▶ GIVEN REQUEST
Return all the data below as it stands, minus the pictures.

▶ SOURCE MATERIAL
## START

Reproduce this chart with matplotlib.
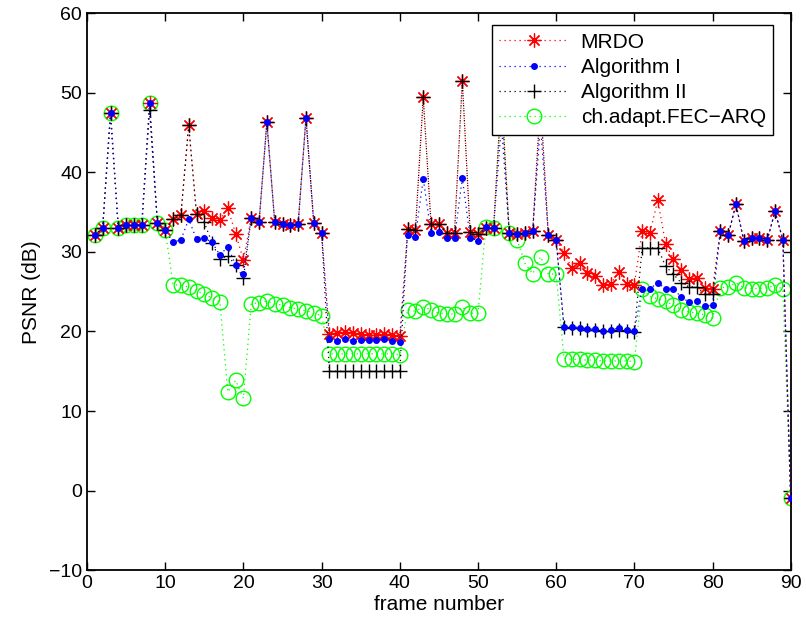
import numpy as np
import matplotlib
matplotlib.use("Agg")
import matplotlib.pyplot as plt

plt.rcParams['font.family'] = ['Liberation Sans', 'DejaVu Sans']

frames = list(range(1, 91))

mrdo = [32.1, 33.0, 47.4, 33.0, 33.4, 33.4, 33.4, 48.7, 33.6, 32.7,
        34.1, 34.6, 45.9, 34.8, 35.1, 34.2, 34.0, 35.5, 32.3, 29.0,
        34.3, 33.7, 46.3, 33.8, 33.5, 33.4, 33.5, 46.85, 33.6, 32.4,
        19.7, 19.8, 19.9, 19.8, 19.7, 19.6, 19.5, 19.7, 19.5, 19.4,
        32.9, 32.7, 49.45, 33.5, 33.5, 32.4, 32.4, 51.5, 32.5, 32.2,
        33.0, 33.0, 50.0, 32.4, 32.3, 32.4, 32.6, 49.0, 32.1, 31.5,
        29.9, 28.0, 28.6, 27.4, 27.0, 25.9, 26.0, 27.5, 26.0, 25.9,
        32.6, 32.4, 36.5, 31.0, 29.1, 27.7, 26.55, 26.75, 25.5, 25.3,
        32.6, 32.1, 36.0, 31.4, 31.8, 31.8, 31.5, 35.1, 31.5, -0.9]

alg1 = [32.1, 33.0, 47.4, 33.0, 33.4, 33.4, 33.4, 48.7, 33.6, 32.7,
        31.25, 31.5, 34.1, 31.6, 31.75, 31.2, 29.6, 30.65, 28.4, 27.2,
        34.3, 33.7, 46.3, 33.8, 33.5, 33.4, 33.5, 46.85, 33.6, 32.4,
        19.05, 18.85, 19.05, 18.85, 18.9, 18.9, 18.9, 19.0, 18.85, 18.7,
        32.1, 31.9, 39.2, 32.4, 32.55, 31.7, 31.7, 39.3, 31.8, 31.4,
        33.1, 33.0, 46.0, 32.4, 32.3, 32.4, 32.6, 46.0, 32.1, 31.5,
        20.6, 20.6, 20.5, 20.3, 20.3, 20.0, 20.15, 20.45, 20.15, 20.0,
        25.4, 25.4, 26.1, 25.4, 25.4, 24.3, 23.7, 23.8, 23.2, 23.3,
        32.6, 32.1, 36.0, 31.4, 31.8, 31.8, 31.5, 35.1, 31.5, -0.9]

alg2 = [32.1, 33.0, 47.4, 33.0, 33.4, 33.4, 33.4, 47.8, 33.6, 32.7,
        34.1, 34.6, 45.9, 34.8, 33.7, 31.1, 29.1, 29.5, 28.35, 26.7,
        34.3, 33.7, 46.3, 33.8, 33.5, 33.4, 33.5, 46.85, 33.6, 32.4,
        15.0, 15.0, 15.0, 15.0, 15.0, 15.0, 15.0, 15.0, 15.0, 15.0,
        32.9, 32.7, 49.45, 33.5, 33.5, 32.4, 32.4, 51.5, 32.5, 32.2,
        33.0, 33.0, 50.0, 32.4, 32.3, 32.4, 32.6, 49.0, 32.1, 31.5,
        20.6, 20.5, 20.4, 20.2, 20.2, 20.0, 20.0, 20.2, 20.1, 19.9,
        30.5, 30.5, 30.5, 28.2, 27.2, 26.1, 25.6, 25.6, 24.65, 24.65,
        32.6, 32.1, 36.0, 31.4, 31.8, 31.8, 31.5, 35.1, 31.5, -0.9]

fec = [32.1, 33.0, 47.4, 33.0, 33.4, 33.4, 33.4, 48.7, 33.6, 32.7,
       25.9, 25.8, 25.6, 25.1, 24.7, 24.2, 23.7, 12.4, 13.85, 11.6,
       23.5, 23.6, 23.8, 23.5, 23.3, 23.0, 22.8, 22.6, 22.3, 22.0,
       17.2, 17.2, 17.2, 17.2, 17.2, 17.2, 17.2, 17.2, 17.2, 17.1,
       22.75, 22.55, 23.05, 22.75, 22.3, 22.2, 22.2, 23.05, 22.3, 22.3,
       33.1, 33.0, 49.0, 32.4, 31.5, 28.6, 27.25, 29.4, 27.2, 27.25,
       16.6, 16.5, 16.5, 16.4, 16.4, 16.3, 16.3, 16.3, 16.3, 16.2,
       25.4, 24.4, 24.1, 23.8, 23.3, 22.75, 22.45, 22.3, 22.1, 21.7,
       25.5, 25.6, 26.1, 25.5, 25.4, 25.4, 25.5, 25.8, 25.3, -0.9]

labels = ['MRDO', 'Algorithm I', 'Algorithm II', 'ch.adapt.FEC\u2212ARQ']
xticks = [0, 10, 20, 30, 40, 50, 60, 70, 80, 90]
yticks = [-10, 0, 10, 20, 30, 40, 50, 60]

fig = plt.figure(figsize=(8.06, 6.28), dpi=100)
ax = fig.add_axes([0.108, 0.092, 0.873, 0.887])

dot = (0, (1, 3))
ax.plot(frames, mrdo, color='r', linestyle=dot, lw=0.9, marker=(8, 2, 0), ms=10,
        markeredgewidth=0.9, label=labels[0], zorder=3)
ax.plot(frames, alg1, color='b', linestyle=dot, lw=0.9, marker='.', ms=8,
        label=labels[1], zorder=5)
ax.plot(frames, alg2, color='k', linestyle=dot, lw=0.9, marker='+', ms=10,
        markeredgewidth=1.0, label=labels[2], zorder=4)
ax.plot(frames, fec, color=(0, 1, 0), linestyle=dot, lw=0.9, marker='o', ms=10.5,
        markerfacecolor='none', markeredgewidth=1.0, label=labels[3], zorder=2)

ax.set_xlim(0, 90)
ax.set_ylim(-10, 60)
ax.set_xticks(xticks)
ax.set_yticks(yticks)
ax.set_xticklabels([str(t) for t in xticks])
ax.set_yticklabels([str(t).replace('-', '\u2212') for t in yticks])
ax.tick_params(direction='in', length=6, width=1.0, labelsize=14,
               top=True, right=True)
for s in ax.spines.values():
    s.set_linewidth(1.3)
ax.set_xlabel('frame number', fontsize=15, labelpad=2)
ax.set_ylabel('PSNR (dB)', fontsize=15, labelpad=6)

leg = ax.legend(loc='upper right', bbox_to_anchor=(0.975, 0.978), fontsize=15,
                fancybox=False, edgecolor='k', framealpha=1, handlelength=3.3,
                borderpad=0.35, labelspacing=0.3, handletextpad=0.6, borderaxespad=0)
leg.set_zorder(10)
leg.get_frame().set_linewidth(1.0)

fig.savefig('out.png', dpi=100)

## END

▶ FINISHED ANSWER
Reproduce this chart with matplotlib.
import numpy as np
import matplotlib
matplotlib.use("Agg")
import matplotlib.pyplot as plt

plt.rcParams['font.family'] = ['Liberation Sans', 'DejaVu Sans']

frames = list(range(1, 91))

mrdo = [32.1, 33.0, 47.4, 33.0, 33.4, 33.4, 33.4, 48.7, 33.6, 32.7,
        34.1, 34.6, 45.9, 34.8, 35.1, 34.2, 34.0, 35.5, 32.3, 29.0,
        34.3, 33.7, 46.3, 33.8, 33.5, 33.4, 33.5, 46.85, 33.6, 32.4,
        19.7, 19.8, 19.9, 19.8, 19.7, 19.6, 19.5, 19.7, 19.5, 19.4,
        32.9, 32.7, 49.45, 33.5, 33.5, 32.4, 32.4, 51.5, 32.5, 32.2,
        33.0, 33.0, 50.0, 32.4, 32.3, 32.4, 32.6, 49.0, 32.1, 31.5,
        29.9, 28.0, 28.6, 27.4, 27.0, 25.9, 26.0, 27.5, 26.0, 25.9,
        32.6, 32.4, 36.5, 31.0, 29.1, 27.7, 26.55, 26.75, 25.5, 25.3,
        32.6, 32.1, 36.0, 31.4, 31.8, 31.8, 31.5, 35.1, 31.5, -0.9]

alg1 = [32.1, 33.0, 47.4, 33.0, 33.4, 33.4, 33.4, 48.7, 33.6, 32.7,
        31.25, 31.5, 34.1, 31.6, 31.75, 31.2, 29.6, 30.65, 28.4, 27.2,
        34.3, 33.7, 46.3, 33.8, 33.5, 33.4, 33.5, 46.85, 33.6, 32.4,
        19.05, 18.85, 19.05, 18.85, 18.9, 18.9, 18.9, 19.0, 18.85, 18.7,
        32.1, 31.9, 39.2, 32.4, 32.55, 31.7, 31.7, 39.3, 31.8, 31.4,
        33.1, 33.0, 46.0, 32.4, 32.3, 32.4, 32.6, 46.0, 32.1, 31.5,
        20.6, 20.6, 20.5, 20.3, 20.3, 20.0, 20.15, 20.45, 20.15, 20.0,
        25.4, 25.4, 26.1, 25.4, 25.4, 24.3, 23.7, 23.8, 23.2, 23.3,
        32.6, 32.1, 36.0, 31.4, 31.8, 31.8, 31.5, 35.1, 31.5, -0.9]

alg2 = [32.1, 33.0, 47.4, 33.0, 33.4, 33.4, 33.4, 47.8, 33.6, 32.7,
        34.1, 34.6, 45.9, 34.8, 33.7, 31.1, 29.1, 29.5, 28.35, 26.7,
        34.3, 33.7, 46.3, 33.8, 33.5, 33.4, 33.5, 46.85, 33.6, 32.4,
        15.0, 15.0, 15.0, 15.0, 15.0, 15.0, 15.0, 15.0, 15.0, 15.0,
        32.9, 32.7, 49.45, 33.5, 33.5, 32.4, 32.4, 51.5, 32.5, 32.2,
        33.0, 33.0, 50.0, 32.4, 32.3, 32.4, 32.6, 49.0, 32.1, 31.5,
        20.6, 20.5, 20.4, 20.2, 20.2, 20.0, 20.0, 20.2, 20.1, 19.9,
        30.5, 30.5, 30.5, 28.2, 27.2, 26.1, 25.6, 25.6, 24.65, 24.65,
        32.6, 32.1, 36.0, 31.4, 31.8, 31.8, 31.5, 35.1, 31.5, -0.9]

fec = [32.1, 33.0, 47.4, 33.0, 33.4, 33.4, 33.4, 48.7, 33.6, 32.7,
       25.9, 25.8, 25.6, 25.1, 24.7, 24.2, 23.7, 12.4, 13.85, 11.6,
       23.5, 23.6, 23.8, 23.5, 23.3, 23.0, 22.8, 22.6, 22.3, 22.0,
       17.2, 17.2, 17.2, 17.2, 17.2, 17.2, 17.2, 17.2, 17.2, 17.1,
       22.75, 22.55, 23.05, 22.75, 22.3, 22.2, 22.2, 23.05, 22.3, 22.3,
       33.1, 33.0, 49.0, 32.4, 31.5, 28.6, 27.25, 29.4, 27.2, 27.25,
       16.6, 16.5, 16.5, 16.4, 16.4, 16.3, 16.3, 16.3, 16.3, 16.2,
       25.4, 24.4, 24.1, 23.8, 23.3, 22.75, 22.45, 22.3, 22.1, 21.7,
       25.5, 25.6, 26.1, 25.5, 25.4, 25.4, 25.5, 25.8, 25.3, -0.9]

labels = ['MRDO', 'Algorithm I', 'Algorithm II', 'ch.adapt.FEC\u2212ARQ']
xticks = [0, 10, 20, 30, 40, 50, 60, 70, 80, 90]
yticks = [-10, 0, 10, 20, 30, 40, 50, 60]

fig = plt.figure(figsize=(8.06, 6.28), dpi=100)
ax = fig.add_axes([0.108, 0.092, 0.873, 0.887])

dot = (0, (1, 3))
ax.plot(frames, mrdo, color='r', linestyle=dot, lw=0.9, marker=(8, 2, 0), ms=10,
        markeredgewidth=0.9, label=labels[0], zorder=3)
ax.plot(frames, alg1, color='b', linestyle=dot, lw=0.9, marker='.', ms=8,
        label=labels[1], zorder=5)
ax.plot(frames, alg2, color='k', linestyle=dot, lw=0.9, marker='+', ms=10,
        markeredgewidth=1.0, label=labels[2], zorder=4)
ax.plot(frames, fec, color=(0, 1, 0), linestyle=dot, lw=0.9, marker='o', ms=10.5,
        markerfacecolor='none', markeredgewidth=1.0, label=labels[3], zorder=2)

ax.set_xlim(0, 90)
ax.set_ylim(-10, 60)
ax.set_xticks(xticks)
ax.set_yticks(yticks)
ax.set_xticklabels([str(t) for t in xticks])
ax.set_yticklabels([str(t).replace('-', '\u2212') for t in yticks])
ax.tick_params(direction='in', length=6, width=1.0, labelsize=14,
               top=True, right=True)
for s in ax.spines.values():
    s.set_linewidth(1.3)
ax.set_xlabel('frame number', fontsize=15, labelpad=2)
ax.set_ylabel('PSNR (dB)', fontsize=15, labelpad=6)

leg = ax.legend(loc='upper right', bbox_to_anchor=(0.975, 0.978), fontsize=15,
                fancybox=False, edgecolor='k', framealpha=1, handlelength=3.3,
                borderpad=0.35, labelspacing=0.3, handletextpad=0.6, borderaxespad=0)
leg.set_zorder(10)
leg.get_frame().set_linewidth(1.0)

fig.savefig('out.png', dpi=100)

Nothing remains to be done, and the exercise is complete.